Timeless truths from The Champion that span generations


From the Liberty Champion’s “Serve Christ full-time in any job, vocation” (Vol. 11, No. 13; January 1994): 

Francis Schaeffer once claimed that: 50 years ago, if Christian parents had encouraged their children to go out into the workforce and be the best they could be in their chosen field instead of forcing them out onto the mission field, there would have been Christian lawyers on the Supreme Court in 1973 when Roe v. Wade changed the history of American society. 

This is not to say that today’s Christians should bypass the mission field or the church pulpit, but rather, it points to the alarming fact that America — now more than ever — needs Christian professionals. 

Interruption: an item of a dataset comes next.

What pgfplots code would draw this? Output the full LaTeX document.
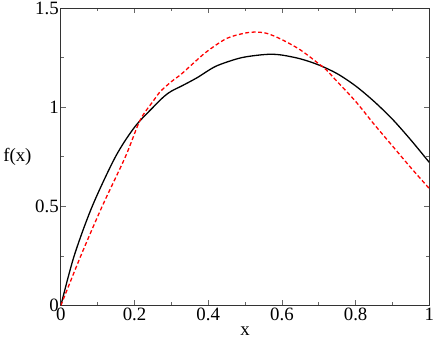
\documentclass[border=0pt]{standalone}
\usepackage{pgfplots}
\pgfplotsset{compat=1.18}
\usepackage{fontspec}
\setmainfont{Liberation Serif}
\begin{document}
\begin{tikzpicture}
\begin{axis}[
  scale only axis, width=372pt, height=300pt,
  xmin=0, xmax=1, ymin=0, ymax=1.5,
  xtick={0,0.2,0.4,0.6,0.8,1}, xticklabels={0,0.2,0.4,0.6,0.8,1},
  ytick={0,0.5,1,1.5}, yticklabels={0,0.5,1,1.5},
  minor x tick num=1, minor y tick num=1,
  tick align=inside, major tick length=5pt, minor tick length=3pt,
  tick style={black!60, line width=0.8pt},
  axis line style={black!80, line width=0.9pt},
  ticklabel style={font=\fontsize{19}{19}\selectfont},
  xticklabel style={inner sep=2pt},
  yticklabel style={inner sep=2pt},
  /pgf/number format/assume math mode=true,
  xlabel={x}, ylabel={f(x)},
  label style={font=\fontsize{19}{19}\selectfont},
  xlabel style={at={(axis description cs:0.5,-0.1)}, anchor=base},
  ylabel style={at={(axis description cs:-0.118,0.5)}, rotate=-90, anchor=center},
]
\addplot[black, line width=1.3pt, smooth, tension=0.5] coordinates {
(0,0) (0.036,0.25) (0.085,0.5) (0.148,0.75) (0.2,0.9) (0.25,1.0)
(0.28,1.055) (0.30,1.082) (0.33,1.11) (0.37,1.15) (0.42,1.207) (0.48,1.246)
(0.52,1.26) (0.565,1.268) (0.6,1.264) (0.65,1.245) (0.7,1.214)
(0.75,1.17) (0.8,1.108) (0.85,1.03) (0.9,0.94) (0.95,0.835) (1.0,0.722)
};
\addplot[red, line width=1.3pt, dash pattern=on 4pt off 2.5pt, smooth, tension=0.5] coordinates {
(0,0) (0.054,0.25) (0.112,0.5) (0.175,0.75) (0.215,0.935) (0.25,1.03) (0.27,1.08)
(0.3,1.13) (0.325,1.165) (0.355,1.215) (0.395,1.28) (0.45,1.348) (0.5,1.375)
(0.53,1.38) (0.56,1.373) (0.6,1.342) (0.65,1.29) (0.7,1.22) (0.72,1.19)
(0.75,1.13) (0.8,1.03) (0.85,0.915) (0.9,0.805) (0.95,0.695) (1.0,0.59)
};
\end{axis}
\end{tikzpicture}
\end{document}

… At Liberty, we have the privilege of not only choosing our careers but studying in a uniquely Christian environment. 

… Remember, there’s no such thing as a part-time Christian; regardless of whether you study to be a doctor, politician, teacher or a pastor, you are a beacon of light in this world of darkness. 


In church, many times there is talk about going into the mission field or getting involved in ministry and serving the local body; however, there’s also often forgetfulness that the mission field can be in the workforce. 

Oftentimes, Christians can be quick to criticize career fields as being “corrupt.” However, doesn’t that make it even more vital to have Christian workers in those fields so that they can spread the gospel and bring light to a dark world? 

God has given his people a mission: “And he said to them, ‘Go into all the world and proclaim the gospel to the whole creation,’” Mark 16:15 says. Career fields are infused throughout all the world, and it is our responsibility to influence them for the sake of the gospel. 

Liberty teaches students how to execute their career field in a moral, honest and godly manner. It is absolutely vital to follow God’s calling and make his name known. 


From the Liberty Champion’s “Prediction: occult fantasy a dead end” (Vol. 19, No. 09; November 2001): 

I can make a strong prediction that if I asked students at Liberty University if they knew what their sign was, 90 percent or more would know. Is that any indication of the effect astrology has had on our culture? 

… Another clear example of our culture’s obsession with the paranormal and the occult is the success of the “Harry Potter” series. 

Children are introduced to astrology, palmistry, shape-shifting and other parts of the occult fantasy. 

… Adults are introduced in the same way, when out of curiosity, they read their horoscope or find out their lucky numbers. 

… My question to those who find it innocent to read horoscopes or those who find positive moral values in “Harry Potter,” why give something that is a threat to your faith the time of day?  


In the book “Thoughts for Young Men” written by J.C. Ryle, he states, “Sin will not come to you, saying, ‘I am sin;’ It would do little harm if it did. Sin always seems ‘good, and pleasant, and desirable,’ at the time of commission.” 

I really wrestled with this quote after reading it. How often do we as Christians do things that seem harmless and fun, yet they are sin? 

Horoscopes can seem “fun,” but in reality, the Bible tells us to stay away from evil. Deuteronomy 18:10-12 says, “There shall not be found among you anyone who burns his son or his daughter as an offering, anyone who practices divination or tells fortunes or interprets omens, or a sorcerer or a charmer or a medium or a necromancer or one who inquires of the dead, for whoever does these things is an abomination to the Lord.”

I urge my fellow “Harry Potter,” astrology and crystal enthusiasts to turn to God’s word to see what he says about the nature of these practices. Do they bring you closer to God or farther away?